El propio Heisenberg parece dar el salto definitivo: “Lo que la escuela de Copenhague denomina complementariedad se corresponde muy nítidamente con el dualismo cartesiano de materia y mente”. Ya en la tercera década del siglo XX, el matemático, astrónomo y físico James H. Jeans (1877-1946) había declarado, en una de sus conferencias de Rede (reunidas en The Mysterious Universe, 1937): “Existe hoy en día un amplio acuerdo, que en el campo físico se aproxima casi a la unanimidad, en el sentido de que el discurso general del conocimiento humano se dirige hacia una realidad no-mecánica. El universo comienza a parecer más un gran pensamiento que una gran máquina”.

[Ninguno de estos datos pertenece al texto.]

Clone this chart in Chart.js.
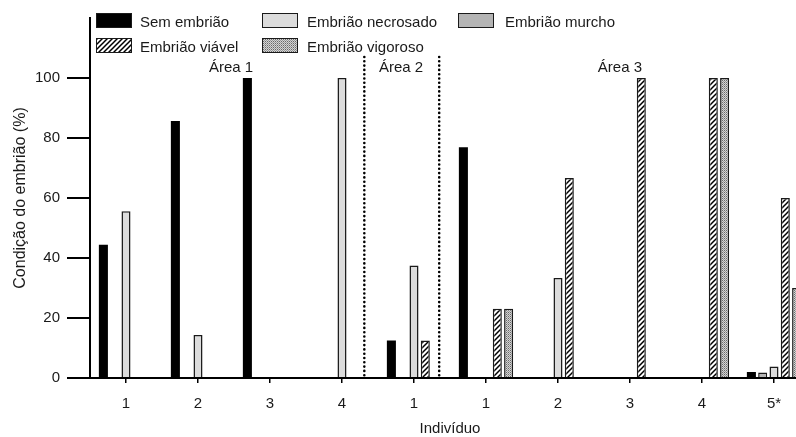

          Es necesario notar, sin embargo, que este salto dista de ser verdaderamente arriesgado, y que conserva toda la cautela posible y hasta un cierto retroceso. Existe un motivo oscuro para que tal “amplio acuerdo” fuera logrado casi con “unanimidad” en la comunidad de físicos: si Jeans habla de pensamiento, y si Eddington afirma que “La materia del universo es materia mental”, Heisenberg se encarga de insertar esa noción justamente en el dualismo cartesiano. Inevitablemente enfrentada a los ámbitos del misterio, la ciencia acepta el dualismo “materia y mente”, siempre y cuando éste sea sinónimo de “materialismo y racionalismo”. Así pues, no hay realmente una dualidad, al menos a nivel teórico: si el universo “comienza a parecerse a un pensamiento”, este último es el de Descartes, no el de Hume ni el de Berkeley, y menos el de Chardin, y aún menos el de las escuelas esotéricas de Occidente o las filosofías tradicionales de Oriente. Dicho en otras palabras: no se trata de la vuelta de la ciencia al anima mundi, sino del regreso de la academia a cogito, ergo sum.

 

*

 

Nota

[1] Formulada en 1927 por el físico danés Niels Bohr, en colaboración con Max Born y Werner Heisenberg, entre otros, durante una conferencia en Como, Italia. Se le conoce como “Interpretación de Copenhague” debido al nombre de la ciudad en la que Bohr residía.

 

Libros citados

Bragg, William Henry: The Universe of Light (1933), Dover, Nueva York, 1959.

Bragg, William Lawrence: Atomic Structure of Minerals, Cornell University Press, Nueva York, 1937.

Jeans, James H.: The Mysterious Universe, Cambridge University Press, Cambridge, 1937; AMS Press, Nueva York, 1976.

Koestler, Arthur: The Roots of Coincidence, Hutchinson & Co., Londres/Random House, Nueva York, 1972. [Las raíces del azar, Kairós, Barcelona, 1973.]